As in other historical processes, a relatively high variety existing at the processes’ start declined during that processes' course. As a systemic phenomenon, such a pattern has been observed in the late 1970ies already, in investigations of the emergence of city-states and related historical phenomena (Pfeiffer 1978). The general pattern underlying such processes was that a rich variety of entities present at the start of the process – e.g., of city-states in early Sumer (Sumer was an ancient civilization and historical region in southern Mesopotamia during the Chalcolithic and Early Bronze Age.), of enterprises at the beginning of industrialization, of cultures before globalization – was increasingly narrowed, due to factors generating certain path dependencies the process in question had to follow, in its further course. An important variant of such processes was that a cultural and economic variety present at the start of a process consequently declined, sometimes even up to the point where the society in question doomed; as recent investigations of the matter reveal, comparing different cultures and historical times (Diamond 2005).

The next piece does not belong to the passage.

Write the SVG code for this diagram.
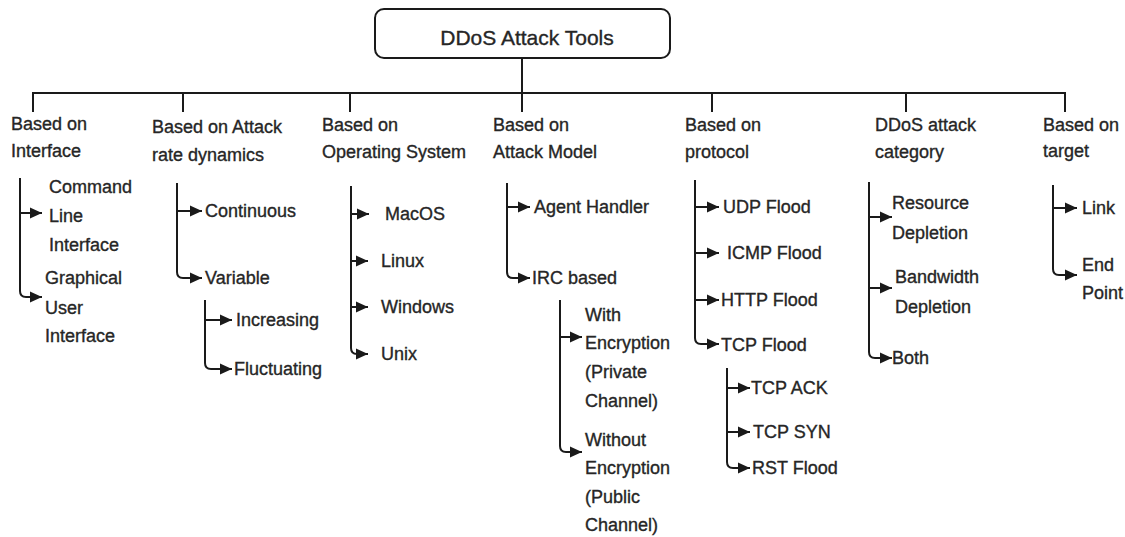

At least as cultural variety is regarded, the process we postulate in our thesis seems to follow that very pattern; based on the premise that phenomena of cultural variety can too be addressed in terms of actual freedoms of user-specific possibilities. Our sketch of an evolutionary process focuses on computational devices which serve as frameworks for different ways of software-based information processing (referred to in the following as “systems”), of processors and last but not least, of “users”: the very individuals who should play the central role for those systems, according to their own advertisements.